Written task:
Write the data below out exactly as it stands. Do not include the pictures.

[BEGIN]

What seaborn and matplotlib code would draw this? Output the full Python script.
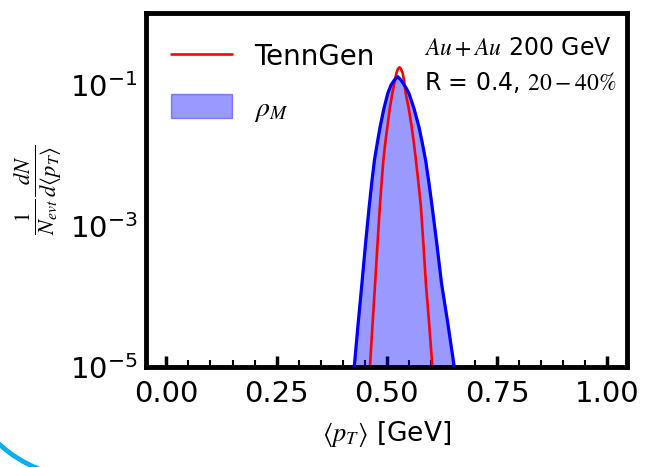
import numpy as np
import pandas as pd
import matplotlib
matplotlib.use("Agg")
import matplotlib.pyplot as plt
import matplotlib.transforms as mtransforms
from matplotlib.patches import Arc
from matplotlib.ticker import MultipleLocator, NullLocator
import seaborn as sns

# TennGen <pT> distribution (x in GeV, log10 of normalised yield)
tenngen_pt = [0.4570, 0.4623, 0.4680, 0.4736, 0.4790, 0.4842, 0.4883, 0.4923,
              0.4970, 0.5014, 0.5070, 0.5126, 0.5160, 0.5187, 0.5217, 0.5250,
              0.5284, 0.5320, 0.5361, 0.5390, 0.5429, 0.5495, 0.5564, 0.5612,
              0.5661, 0.5717, 0.5774, 0.5830, 0.5887, 0.5958, 0.6029, 0.6080]
tenngen_log10 = [-5.53, -4.948, -4.36, -3.813, -3.25, -2.726, -2.38, -2.064,
                 -1.80, -1.591, -1.32, -1.118, -1.01, -0.929, -0.834, -0.775,
                 -0.749, -0.770, -0.834, -0.929, -1.118, -1.32, -1.591, -1.81,
                 -2.064, -2.38, -2.726, -3.25, -3.813, -4.36, -4.948, -5.38]

# rho_M <pT> distribution
rhom_pt = [0.4210, 0.4269, 0.4352, 0.4436, 0.4518, 0.4600, 0.4660, 0.4720,
           0.4785, 0.4849, 0.4936, 0.5023, 0.5097, 0.5172, 0.5248, 0.5323,
           0.5397, 0.5450, 0.5503, 0.5616, 0.5729, 0.5805, 0.5880, 0.5955,
           0.6029, 0.6135, 0.6242, 0.6380, 0.6519, 0.6590]
rhom_log10 = [-5.37, -4.948, -4.37, -3.813, -3.25, -2.726, -2.38, -2.064,
              -1.82, -1.591, -1.33, -1.118, -1.0, -0.929, -0.882, -0.929,
              -1.0, -1.055, -1.118, -1.33, -1.591, -1.82, -2.064, -2.38,
              -2.726, -3.25, -3.813, -4.36, -4.948, -5.27]

x_ticks = [0.0, 0.25, 0.5, 0.75, 1.0]
x_tick_labels = ["0.00", "0.25", "0.50", "0.75", "1.00"]
y_ticks = [1e-5, 1e-3, 1e-1]

tenngen = pd.DataFrame({"pt": tenngen_pt, "dens": 10 ** np.array(tenngen_log10)})
rhom = pd.DataFrame({"pt": rhom_pt, "dens": 10 ** np.array(rhom_log10)})

sns.set_theme(style="white")
plt.rcParams["font.family"] = ["DejaVu Sans"]
plt.rcParams["mathtext.fontset"] = "stix"
plt.rcParams["text.color"] = "black"
plt.rcParams["axes.labelcolor"] = "black"
plt.rcParams["xtick.color"] = "black"
plt.rcParams["ytick.color"] = "black"

fig = plt.figure(figsize=(6.46, 4.67), dpi=100)
ax = fig.add_axes([0.2255, 0.2141, 0.7451, 0.7580])

fill = ax.fill_between(rhom["pt"], rhom["dens"], 1e-7, color="blue", alpha=0.4,
                       label=r"$\rho_M$", zorder=1)
sns.lineplot(data=tenngen, x="pt", y="dens", ax=ax, color="red", lw=1.9,
             sort=False, label="TennGen", zorder=2)
sns.lineplot(data=rhom, x="pt", y="dens", ax=ax, color="blue", lw=2.3,
             sort=False, zorder=3)

ax.set_yscale("log")
ax.set_xlim(-0.047, 1.045)
ax.set_ylim(1e-5, 1.05)

ax.set_xticks(x_ticks)
ax.set_xticklabels(x_tick_labels)
ax.xaxis.set_minor_locator(MultipleLocator(0.05))
ax.set_yticks(y_ticks)
ax.yaxis.set_minor_locator(NullLocator())

ax.tick_params(axis="x", which="major", direction="in", length=8, width=2.5,
               labelsize=21, pad=9, color="black", labelcolor="black",
               bottom=True, top=False)
ax.tick_params(axis="x", which="minor", direction="in", length=5, width=1.5,
               color="black", bottom=True, top=False)
ax.tick_params(axis="y", which="major", length=0, labelsize=21, pad=6,
               labelcolor="black")

for s in ax.spines.values():
    s.set_linewidth(3.5)
    s.set_color("black")

ax.set_xlabel(r"$\langle p_T\rangle$ [GeV]", fontsize=19, labelpad=8,
              color="black")
ax.set_ylabel(r"$\frac{1}{N_{evt}}\frac{dN}{d\langle p_T\rangle}$", fontsize=23,
              labelpad=4, color="black")

handles = [ax.lines[0], fill]
labels = ["TennGen", r"$\rho_M$"]
leg = ax.legend(handles, labels, loc="upper left", bbox_to_anchor=(0.0, 0.985),
                frameon=False, fontsize=20, handlelength=2.2, handleheight=1.0,
                handletextpad=0.8, labelspacing=0.8)
for t in leg.get_texts():
    t.set_color("black")

ax.text(0.578, 0.881, r"$Au+Au$ 200 GeV", transform=ax.transAxes,
        fontsize=17, ha="left", va="baseline", color="black")
ax.text(0.578, 0.782, r"R = 0.4, $20-40\%$", transform=ax.transAxes,
        fontsize=17, ha="left", va="baseline", color="black")

# decorative arc in the lower-left corner
arc = Arc((84.6, 115.5), 252, 252, theta1=215, theta2=252, color="#00B0F0",
          lw=3.4, transform=mtransforms.IdentityTransform())
fig.add_artist(arc)

fig.savefig("out.png", dpi=100)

[END]

Exercise output:
What seaborn and matplotlib code would draw this? Output the full Python script.
import numpy as np
import pandas as pd
import matplotlib
matplotlib.use("Agg")
import matplotlib.pyplot as plt
import matplotlib.transforms as mtransforms
from matplotlib.patches import Arc
from matplotlib.ticker import MultipleLocator, NullLocator
import seaborn as sns

# TennGen <pT> distribution (x in GeV, log10 of normalised yield)
tenngen_pt = [0.4570, 0.4623, 0.4680, 0.4736, 0.4790, 0.4842, 0.4883, 0.4923,
              0.4970, 0.5014, 0.5070, 0.5126, 0.5160, 0.5187, 0.5217, 0.5250,
              0.5284, 0.5320, 0.5361, 0.5390, 0.5429, 0.5495, 0.5564, 0.5612,
              0.5661, 0.5717, 0.5774, 0.5830, 0.5887, 0.5958, 0.6029, 0.6080]
tenngen_log10 = [-5.53, -4.948, -4.36, -3.813, -3.25, -2.726, -2.38, -2.064,
                 -1.80, -1.591, -1.32, -1.118, -1.01, -0.929, -0.834, -0.775,
                 -0.749, -0.770, -0.834, -0.929, -1.118, -1.32, -1.591, -1.81,
                 -2.064, -2.38, -2.726, -3.25, -3.813, -4.36, -4.948, -5.38]

# rho_M <pT> distribution
rhom_pt = [0.4210, 0.4269, 0.4352, 0.4436, 0.4518, 0.4600, 0.4660, 0.4720,
           0.4785, 0.4849, 0.4936, 0.5023, 0.5097, 0.5172, 0.5248, 0.5323,
           0.5397, 0.5450, 0.5503, 0.5616, 0.5729, 0.5805, 0.5880, 0.5955,
           0.6029, 0.6135, 0.6242, 0.6380, 0.6519, 0.6590]
rhom_log10 = [-5.37, -4.948, -4.37, -3.813, -3.25, -2.726, -2.38, -2.064,
              -1.82, -1.591, -1.33, -1.118, -1.0, -0.929, -0.882, -0.929,
              -1.0, -1.055, -1.118, -1.33, -1.591, -1.82, -2.064, -2.38,
              -2.726, -3.25, -3.813, -4.36, -4.948, -5.27]

x_ticks = [0.0, 0.25, 0.5, 0.75, 1.0]
x_tick_labels = ["0.00", "0.25", "0.50", "0.75", "1.00"]
y_ticks = [1e-5, 1e-3, 1e-1]

tenngen = pd.DataFrame({"pt": tenngen_pt, "dens": 10 ** np.array(tenngen_log10)})
rhom = pd.DataFrame({"pt": rhom_pt, "dens": 10 ** np.array(rhom_log10)})

sns.set_theme(style="white")
plt.rcParams["font.family"] = ["DejaVu Sans"]
plt.rcParams["mathtext.fontset"] = "stix"
plt.rcParams["text.color"] = "black"
plt.rcParams["axes.labelcolor"] = "black"
plt.rcParams["xtick.color"] = "black"
plt.rcParams["ytick.color"] = "black"

fig = plt.figure(figsize=(6.46, 4.67), dpi=100)
ax = fig.add_axes([0.2255, 0.2141, 0.7451, 0.7580])

fill = ax.fill_between(rhom["pt"], rhom["dens"], 1e-7, color="blue", alpha=0.4,
                       label=r"$\rho_M$", zorder=1)
sns.lineplot(data=tenngen, x="pt", y="dens", ax=ax, color="red", lw=1.9,
             sort=False, label="TennGen", zorder=2)
sns.lineplot(data=rhom, x="pt", y="dens", ax=ax, color="blue", lw=2.3,
             sort=False, zorder=3)

ax.set_yscale("log")
ax.set_xlim(-0.047, 1.045)
ax.set_ylim(1e-5, 1.05)

ax.set_xticks(x_ticks)
ax.set_xticklabels(x_tick_labels)
ax.xaxis.set_minor_locator(MultipleLocator(0.05))
ax.set_yticks(y_ticks)
ax.yaxis.set_minor_locator(NullLocator())

ax.tick_params(axis="x", which="major", direction="in", length=8, width=2.5,
               labelsize=21, pad=9, color="black", labelcolor="black",
               bottom=True, top=False)
ax.tick_params(axis="x", which="minor", direction="in", length=5, width=1.5,
               color="black", bottom=True, top=False)
ax.tick_params(axis="y", which="major", length=0, labelsize=21, pad=6,
               labelcolor="black")

for s in ax.spines.values():
    s.set_linewidth(3.5)
    s.set_color("black")

ax.set_xlabel(r"$\langle p_T\rangle$ [GeV]", fontsize=19, labelpad=8,
              color="black")
ax.set_ylabel(r"$\frac{1}{N_{evt}}\frac{dN}{d\langle p_T\rangle}$", fontsize=23,
              labelpad=4, color="black")

handles = [ax.lines[0], fill]
labels = ["TennGen", r"$\rho_M$"]
leg = ax.legend(handles, labels, loc="upper left", bbox_to_anchor=(0.0, 0.985),
                frameon=False, fontsize=20, handlelength=2.2, handleheight=1.0,
                handletextpad=0.8, labelspacing=0.8)
for t in leg.get_texts():
    t.set_color("black")

ax.text(0.578, 0.881, r"$Au+Au$ 200 GeV", transform=ax.transAxes,
        fontsize=17, ha="left", va="baseline", color="black")
ax.text(0.578, 0.782, r"R = 0.4, $20-40\%$", transform=ax.transAxes,
        fontsize=17, ha="left", va="baseline", color="black")

# decorative arc in the lower-left corner
arc = Arc((84.6, 115.5), 252, 252, theta1=215, theta2=252, color="#00B0F0",
          lw=3.4, transform=mtransforms.IdentityTransform())
fig.add_artist(arc)

fig.savefig("out.png", dpi=100)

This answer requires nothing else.